What is required » Leaving out every picture, retype the lines below from the top through the one that contains "ax = fig.add_axes([0.119, 0.162, 0.855, 0.799])".

[START OF Source material]

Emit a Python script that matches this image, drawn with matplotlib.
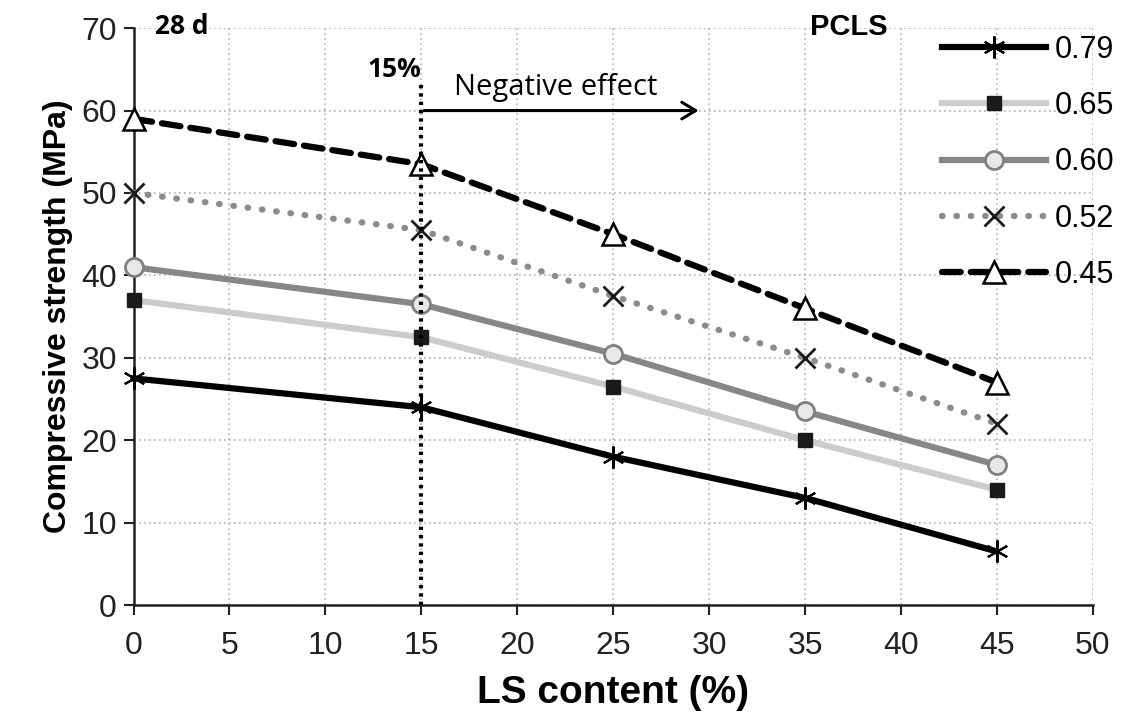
import matplotlib
matplotlib.use("Agg")
import matplotlib.pyplot as plt

plt.rcParams['font.family'] = ['Liberation Sans', 'DejaVu Sans']

ls_content = [0, 15, 25, 35, 45]
s079 = [27.5, 24.0, 18.0, 13.0, 6.5]
s065 = [37.0, 32.5, 26.5, 20.0, 14.0]
s060 = [41.0, 36.5, 30.5, 23.5, 17.0]
s052 = [50.0, 45.5, 37.5, 30.0, 22.0]
s045 = [59.0, 53.5, 45.0, 36.0, 27.0]
labels = ['0.79', '0.65', '0.60', '0.52', '0.45']

fig = plt.figure(figsize=(11.22, 7.22), dpi=100)
ax = fig.add_axes([0.119, 0.162, 0.855, 0.799])

ax.plot(ls_content, s079, color='black', lw=4.5, ls='-', marker=(6, 2, 0),
        ms=16, mec='black', mew=1.5, label=labels[0], zorder=5, clip_on=False)
ax.plot(ls_content, s065, color='#cccccc', lw=4.5, ls='-', marker='s',
        ms=10, mfc='#1a1a1a', mec='#1a1a1a', label=labels[1], zorder=4,
        clip_on=False)
ax.plot(ls_content, s060, color='#878787', lw=4.5, ls='-', marker='o',
        ms=13, mfc='#e8e8e8', mec='#808080', mew=2, label=labels[2], zorder=4,
        clip_on=False)
ax.plot(ls_content, s052, color='#8c8c8c', lw=4.5, ls=(0, (0.1, 2.2)),
        dash_capstyle='round', marker='x', ms=14, mec='#1a1a1a', mew=2,
        label=labels[3], zorder=4, clip_on=False)
ax.plot(ls_content, s045, color='black', lw=4.5, ls=(0, (3, 1.6)),
        dash_capstyle='round', marker='^', ms=16, mfc='white', mec='black',
        mew=1.8, label=labels[4], zorder=5, clip_on=False)

# vertical threshold line and arrow
ax.plot([15, 15], [0, 63.5], color='black', lw=3, ls=(0, (0.8, 1.2)), zorder=6)
ax.annotate('', xy=(29.6, 60), xytext=(15, 60),
            arrowprops=dict(arrowstyle='->,head_length=1.0,head_width=0.6',
                            color='black', lw=2.2))
ax.text(16.7, 62.8, 'Negative effect', fontsize=21, ha='left', va='center',
        family=['Open Sans', 'DejaVu Sans'])
ax.text(15.0, 65.0, '15%', fontsize=19, fontweight='bold', ha='right',
        va='center', family=['Open Sans', 'DejaVu Sans'])
ax.text(1.1, 70.2, '28 d', fontsize=19, fontweight='bold', ha='left',
        va='center', family=['Open Sans', 'DejaVu Sans'])
ax.text(37.3, 70.2, 'PCLS', fontsize=21, fontweight='bold', ha='center',
        va='center')

ax.set_xlim(0, 50)
ax.set_ylim(0, 70)
ax.set_xticks(range(0, 51, 5))
ax.set_yticks(range(0, 71, 10))
ax.tick_params(labelsize=23, length=7, width=1.5, direction='out', pad=12,
               colors='#222222')
ax.tick_params(axis='y', pad=5)
ax.grid(True, color='#b0b0b0', ls=(0, (1, 2)), lw=1.2)
for side in ['top', 'right']:
    ax.spines[side].set_visible(False)
for side in ['left', 'bottom']:
    ax.spines[side].set_linewidth(1.8)
    ax.spines[side].set_color('#222222')

ax.set_xlabel('LS content (%)', fontsize=28, fontweight='bold', labelpad=10)
ax.set_ylabel('Compressive strength (MPa)', fontsize=23, fontweight='bold',
              labelpad=6)

leg = ax.legend(loc='upper left', bbox_to_anchor=(0.826, 0.973),
                bbox_transform=fig.transFigure, frameon=False, fontsize=22,
                handlelength=3.4, labelspacing=0.86, handletextpad=0.3,
                borderpad=0)

fig.savefig('out.png', dpi=100, facecolor='white')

[END OF Source material]

Written response »
Emit a Python script that matches this image, drawn with matplotlib.
import matplotlib
matplotlib.use("Agg")
import matplotlib.pyplot as plt

plt.rcParams['font.family'] = ['Liberation Sans', 'DejaVu Sans']

ls_content = [0, 15, 25, 35, 45]
s079 = [27.5, 24.0, 18.0, 13.0, 6.5]
s065 = [37.0, 32.5, 26.5, 20.0, 14.0]
s060 = [41.0, 36.5, 30.5, 23.5, 17.0]
s052 = [50.0, 45.5, 37.5, 30.0, 22.0]
s045 = [59.0, 53.5, 45.0, 36.0, 27.0]
labels = ['0.79', '0.65', '0.60', '0.52', '0.45']

fig = plt.figure(figsize=(11.22, 7.22), dpi=100)
ax = fig.add_axes([0.119, 0.162, 0.855, 0.799])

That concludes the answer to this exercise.